Apologies that this is a long-ish item. Especially as it ends with a depressing conclusion.
According to Wikipedia,
“Action items are usually created during a discussion by a group of people who are meeting about one or more topics and during the discussion it is discovered that some kind of action is needed. The act required is then documented as an action item and usually assigned to someone, usually a member of the group. The person to whom the action is assigned is then obligated to perform the action and report back to the group on the results.
Action items are usually documented in the meeting minutes and are recorded in the task list of the group. As people complete action items, the items are documented as being completed and the item is removed from the list of outstanding action items”

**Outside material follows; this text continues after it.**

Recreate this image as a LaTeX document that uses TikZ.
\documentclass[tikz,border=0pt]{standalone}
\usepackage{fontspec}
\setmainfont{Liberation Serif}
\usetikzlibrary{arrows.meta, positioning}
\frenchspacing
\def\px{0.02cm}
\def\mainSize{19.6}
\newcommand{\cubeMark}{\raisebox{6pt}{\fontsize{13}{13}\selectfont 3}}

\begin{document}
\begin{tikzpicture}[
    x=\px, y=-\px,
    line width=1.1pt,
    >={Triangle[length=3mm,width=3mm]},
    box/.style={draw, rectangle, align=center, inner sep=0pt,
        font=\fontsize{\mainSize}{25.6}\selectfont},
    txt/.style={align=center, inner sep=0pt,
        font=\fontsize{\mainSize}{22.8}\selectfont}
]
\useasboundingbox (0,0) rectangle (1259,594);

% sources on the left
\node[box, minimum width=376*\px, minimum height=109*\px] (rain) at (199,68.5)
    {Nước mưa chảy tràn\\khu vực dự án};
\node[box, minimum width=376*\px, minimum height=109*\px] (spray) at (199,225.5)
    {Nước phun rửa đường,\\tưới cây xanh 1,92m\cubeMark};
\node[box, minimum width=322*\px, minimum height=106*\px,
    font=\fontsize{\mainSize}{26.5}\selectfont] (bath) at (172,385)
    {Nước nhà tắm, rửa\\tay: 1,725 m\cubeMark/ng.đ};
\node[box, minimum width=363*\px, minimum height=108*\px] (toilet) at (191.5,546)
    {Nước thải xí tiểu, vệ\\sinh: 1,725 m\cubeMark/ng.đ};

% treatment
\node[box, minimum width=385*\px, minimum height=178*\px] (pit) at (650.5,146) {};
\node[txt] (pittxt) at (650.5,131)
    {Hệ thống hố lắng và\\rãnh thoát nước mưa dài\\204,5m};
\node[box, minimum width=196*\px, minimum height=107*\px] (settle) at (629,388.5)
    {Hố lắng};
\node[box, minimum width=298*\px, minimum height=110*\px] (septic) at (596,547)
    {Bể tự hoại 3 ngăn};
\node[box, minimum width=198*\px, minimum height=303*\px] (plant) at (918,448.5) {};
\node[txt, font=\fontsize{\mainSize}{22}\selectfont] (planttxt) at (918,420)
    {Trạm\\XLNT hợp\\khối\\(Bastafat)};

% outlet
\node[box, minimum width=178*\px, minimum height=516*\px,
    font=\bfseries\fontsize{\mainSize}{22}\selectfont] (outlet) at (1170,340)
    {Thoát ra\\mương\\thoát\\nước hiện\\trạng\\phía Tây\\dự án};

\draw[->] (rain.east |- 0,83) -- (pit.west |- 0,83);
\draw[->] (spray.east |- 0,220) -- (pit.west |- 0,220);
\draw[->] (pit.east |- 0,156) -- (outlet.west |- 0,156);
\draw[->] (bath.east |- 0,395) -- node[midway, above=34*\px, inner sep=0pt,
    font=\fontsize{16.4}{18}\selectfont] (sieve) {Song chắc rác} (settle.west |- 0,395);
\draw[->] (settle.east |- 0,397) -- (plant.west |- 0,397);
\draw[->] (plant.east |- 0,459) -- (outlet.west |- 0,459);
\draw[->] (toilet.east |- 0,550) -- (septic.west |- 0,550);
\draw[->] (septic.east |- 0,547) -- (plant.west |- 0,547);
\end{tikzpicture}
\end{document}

IS THAT A REASONABLE DESCRIPTION OF AN EFFICIENT WAY OF PROCEEDING? (Do decide whether it IS reasonable before reading any further. It’s how we’ve operated for years when chairing formal meetings.)

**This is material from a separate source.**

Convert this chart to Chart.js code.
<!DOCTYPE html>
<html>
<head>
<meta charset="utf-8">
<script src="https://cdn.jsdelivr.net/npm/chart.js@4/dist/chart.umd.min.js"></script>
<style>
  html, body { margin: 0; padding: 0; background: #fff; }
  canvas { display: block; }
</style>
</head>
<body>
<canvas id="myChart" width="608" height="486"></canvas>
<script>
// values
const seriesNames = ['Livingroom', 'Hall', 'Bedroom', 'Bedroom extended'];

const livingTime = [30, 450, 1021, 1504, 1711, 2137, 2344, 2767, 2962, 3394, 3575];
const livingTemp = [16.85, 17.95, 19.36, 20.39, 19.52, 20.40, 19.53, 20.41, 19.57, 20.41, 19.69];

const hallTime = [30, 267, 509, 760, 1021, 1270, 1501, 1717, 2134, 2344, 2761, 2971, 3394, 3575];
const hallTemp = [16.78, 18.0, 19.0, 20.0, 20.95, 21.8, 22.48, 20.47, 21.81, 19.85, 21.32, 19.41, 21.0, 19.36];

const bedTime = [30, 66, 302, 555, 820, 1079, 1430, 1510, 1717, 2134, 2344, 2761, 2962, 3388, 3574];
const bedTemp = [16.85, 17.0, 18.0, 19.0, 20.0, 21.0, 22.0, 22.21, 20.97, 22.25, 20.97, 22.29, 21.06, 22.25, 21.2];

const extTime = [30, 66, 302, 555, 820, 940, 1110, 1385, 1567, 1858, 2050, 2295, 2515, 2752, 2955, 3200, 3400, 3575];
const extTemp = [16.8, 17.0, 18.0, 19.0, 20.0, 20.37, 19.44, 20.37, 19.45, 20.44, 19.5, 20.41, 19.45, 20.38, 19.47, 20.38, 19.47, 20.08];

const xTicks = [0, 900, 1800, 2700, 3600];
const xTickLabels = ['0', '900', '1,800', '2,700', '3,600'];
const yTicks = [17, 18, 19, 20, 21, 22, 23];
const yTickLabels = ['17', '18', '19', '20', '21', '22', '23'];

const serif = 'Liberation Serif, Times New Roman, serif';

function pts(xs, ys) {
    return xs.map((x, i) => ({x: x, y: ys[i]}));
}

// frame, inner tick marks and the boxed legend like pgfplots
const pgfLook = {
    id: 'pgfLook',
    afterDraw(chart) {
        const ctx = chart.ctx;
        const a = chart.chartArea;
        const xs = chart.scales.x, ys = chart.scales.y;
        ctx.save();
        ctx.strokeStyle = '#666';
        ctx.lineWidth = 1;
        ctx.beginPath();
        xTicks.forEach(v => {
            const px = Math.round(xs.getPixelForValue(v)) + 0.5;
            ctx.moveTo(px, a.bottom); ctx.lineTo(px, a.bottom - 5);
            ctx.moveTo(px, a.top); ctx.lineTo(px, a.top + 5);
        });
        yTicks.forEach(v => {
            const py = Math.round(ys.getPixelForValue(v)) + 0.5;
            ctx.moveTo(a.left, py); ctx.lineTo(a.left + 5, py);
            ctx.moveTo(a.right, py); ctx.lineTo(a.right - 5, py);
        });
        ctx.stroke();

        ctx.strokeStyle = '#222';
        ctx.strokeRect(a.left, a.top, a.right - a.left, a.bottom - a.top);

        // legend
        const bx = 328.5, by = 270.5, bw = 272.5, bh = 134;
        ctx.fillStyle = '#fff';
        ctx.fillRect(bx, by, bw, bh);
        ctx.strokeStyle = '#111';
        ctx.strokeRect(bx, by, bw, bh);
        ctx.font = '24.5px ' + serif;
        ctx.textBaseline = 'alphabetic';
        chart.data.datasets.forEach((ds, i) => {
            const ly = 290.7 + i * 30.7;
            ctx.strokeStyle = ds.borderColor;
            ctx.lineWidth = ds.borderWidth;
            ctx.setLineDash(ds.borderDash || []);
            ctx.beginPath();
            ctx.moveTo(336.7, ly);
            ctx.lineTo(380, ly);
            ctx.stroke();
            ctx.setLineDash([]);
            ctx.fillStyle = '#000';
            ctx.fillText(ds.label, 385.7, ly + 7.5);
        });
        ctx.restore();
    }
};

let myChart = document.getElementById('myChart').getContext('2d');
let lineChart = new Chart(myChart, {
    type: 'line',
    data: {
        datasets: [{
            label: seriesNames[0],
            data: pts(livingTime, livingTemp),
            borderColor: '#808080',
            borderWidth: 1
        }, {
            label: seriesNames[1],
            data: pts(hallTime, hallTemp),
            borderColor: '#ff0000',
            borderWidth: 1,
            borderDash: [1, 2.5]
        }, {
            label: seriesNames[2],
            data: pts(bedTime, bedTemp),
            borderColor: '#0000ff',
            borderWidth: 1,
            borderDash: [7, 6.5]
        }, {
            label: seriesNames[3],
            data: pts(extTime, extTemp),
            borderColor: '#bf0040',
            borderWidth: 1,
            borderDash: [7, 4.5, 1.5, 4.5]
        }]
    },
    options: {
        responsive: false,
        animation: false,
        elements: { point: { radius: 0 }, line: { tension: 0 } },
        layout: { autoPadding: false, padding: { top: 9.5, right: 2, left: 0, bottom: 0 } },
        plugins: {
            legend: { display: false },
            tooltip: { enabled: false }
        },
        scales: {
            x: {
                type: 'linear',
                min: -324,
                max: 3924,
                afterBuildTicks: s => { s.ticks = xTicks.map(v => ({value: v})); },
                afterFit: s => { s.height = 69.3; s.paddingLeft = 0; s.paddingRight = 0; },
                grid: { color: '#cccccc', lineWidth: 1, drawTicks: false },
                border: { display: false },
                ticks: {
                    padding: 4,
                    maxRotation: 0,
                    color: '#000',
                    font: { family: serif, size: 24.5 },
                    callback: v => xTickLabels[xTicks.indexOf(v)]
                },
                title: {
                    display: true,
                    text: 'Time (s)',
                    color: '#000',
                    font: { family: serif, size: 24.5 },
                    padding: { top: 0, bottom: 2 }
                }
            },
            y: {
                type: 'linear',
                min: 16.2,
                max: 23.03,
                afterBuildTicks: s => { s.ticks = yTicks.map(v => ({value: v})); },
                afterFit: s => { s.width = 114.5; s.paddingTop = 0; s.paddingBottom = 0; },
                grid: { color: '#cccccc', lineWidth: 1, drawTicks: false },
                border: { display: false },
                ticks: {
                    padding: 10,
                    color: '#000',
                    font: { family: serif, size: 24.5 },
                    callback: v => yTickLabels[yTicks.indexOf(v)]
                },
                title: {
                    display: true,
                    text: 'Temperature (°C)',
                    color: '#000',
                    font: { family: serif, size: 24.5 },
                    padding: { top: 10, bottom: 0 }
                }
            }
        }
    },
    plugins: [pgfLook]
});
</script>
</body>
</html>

So, what has this got to do with Camberley – or, more precisely, with Surrey Heath? Well, for quite a few months we’ve been aware of a group within the council called the ‘Camberley Town Centre Future Management Working Group’. We know what its aims are, and the identity of the participating councillors. But we don’t know what it’s actually doing. However, at its meeting on 1st March, the council executive agreed that “The Notes of the meeting of the Camberley Town Centre Future Management Working Group of 8 December 2015 and 12 January 2016 be made public”. That was about eight weeks ago – surely more than long enough to post a couple of documents on a website?.
But – and you can see where this is leading – we can’t find any trace of those working group minutes. Indeed, entering ‘Town Centre Future Management Working Group’ into the council website’s search box produces precisely nothing. (As usual, it’s better to ignore the website search box and go straight to Google.). Google finds several related documents – but no minutes of the working group. So we strongly suspect that the executive’s decision has never been followed through. Which isn’t a surprise at all; most of Wikipedia’s guidance about running efficient meetings hasn’t been followed. The action to publish the minutes wasn’t allocated to anyone, and subsequent meetings haven’t – as far as we can tell – checked to make sure that the action has been carried out.
If we’re right, and the council can’t publish a couple of minutes efficiently, what chance is there that it can manage something important like regenerating the town centre? Near enough zero, we suspect.